Sally Quinn, weirdly, said tonight that this is the end of the family owned newspaper era. But my understanding is that Bezos is a person and presumably has a family. So I'd say it's something like a rebirth of the family-owned era rather than its demise. Given his massive wealth, it's hardly credible that Bezos purchased the Post to burnish his personal bottom line. Whatever his goals may be, he bought it because he wants to be the owner of a major newspaper.
Finally, we live in an era that many compare to the so-called Gilded Age of the late 19th century. New industries created almost unimaginably large fortunes, labor was enfeebled, wages kept low (though prices too in many cases), monopoly power was unchecked and entrenched wealth owned politicians in a way that would shock us even today. And yet, a good chunk of that wealth was later poured into the arts, education and philanthropies of various sorts.
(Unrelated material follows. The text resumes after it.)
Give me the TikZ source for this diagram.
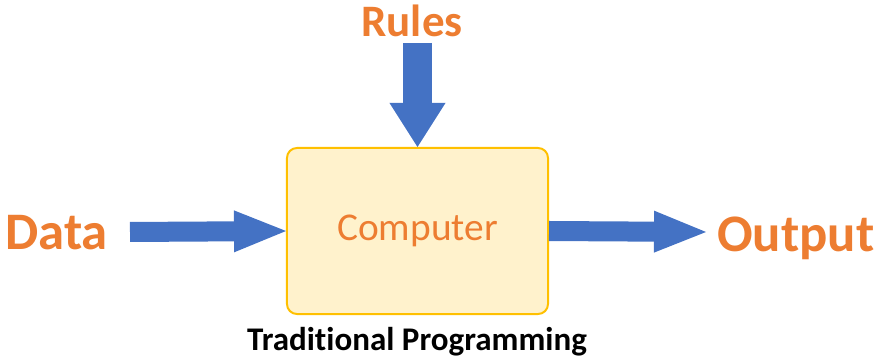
\documentclass[tikz,border=0pt]{standalone}
\usepackage{fontspec}
\setmainfont{Carlito}[Ligatures={NoCommon}]
\usepackage{xcolor}
\usepackage{tikz}
\usetikzlibrary{arrows.meta, positioning}

\definecolor{txtorange}{HTML}{ED7D31}
\definecolor{flowblue}{HTML}{4472C4}
\definecolor{boxgold}{HTML}{FFC000}
\definecolor{boxfill}{HTML}{FFF2CC}

\begin{document}
\begin{tikzpicture}[
        x=0.025cm, y=-0.025cm,
        term/.style={text=txtorange, font=\bfseries\fontsize{37.5}{45}\selectfont, inner sep=0pt},
        box/.style={rectangle, rounded corners=0.25cm, draw=boxgold, line width=1.4pt, fill=boxfill, minimum width=6.525cm, minimum height=4.15cm, text=txtorange, font=\fontsize{28}{34}\selectfont},
        flow/.style={-{Triangle[width=1.05cm, length=1.3cm, line width=0pt]}, line width=0.5cm, draw=flowblue},
        bigflow/.style={-{Triangle[width=1.4cm, length=1.1cm, line width=0pt]}, line width=0.725cm, draw=flowblue}
    ]
        \useasboundingbox (0,0) rectangle (883,359);

        \node[box] (computer) at (417.5,231) {Computer};
        \node[term, anchor=base west] (data) at (5,250) {Data};
        \node[term, anchor=base west] (output) at (717,252) {Output};
        \node[term, anchor=base, font=\bfseries\fontsize{32}{38}\selectfont] (rules) at (412,37) {Rules};
        \node[anchor=base, font=\bfseries\fontsize{23.5}{28}\selectfont] (caption) at (417,351) {Traditional Programming};

        \coordinate (datatail) at (130,232);
        \coordinate (rulestail) at (417.5,43);
        \coordinate (outtip) at (706,232);

        \draw[bigflow] (rulestail) -- (computer.north);
        \draw[flow] (datatail) -- (computer.west);
        \draw[flow] (computer.east) -- (outtip);
    \end{tikzpicture}
\end{document}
To pick just one of the more notable examples, Andrew Carnegie, one of the three or four archetypal Gilded Age figures eventually funded the creation of over 2500 libraries, most of them in the US and many still servicing local communities, albeit with diminished hours, in small towns across the country.
What Bezos is doing isn't philanthropy. He's buying a for profit company and presumably aims to run it as a profit. But from a broader vantage point, it represents one of our Gilded Age robber barons taking his ample wealth and directing toward what is something like a public trust. I think that's a good thing. In that sense, I think it's similar, though not quite as altruistic and on nothing like the scale of what Bill Gates is doing with his vast fortune, investing in generally unglamorous projects that have immense impact in human terms for people around the world.
So, press organizations, particularly 'newspapers' should be owned by people, real people, not diversified corporations or highly leveraged Wall Street creations. Bezos has plenty of money to experiment and lots of experimentation is required. At this juncture, nostalgia is a greater danger to institutions like the Post and the entire industry than the real but I hope overblown perils of Bezos ownership.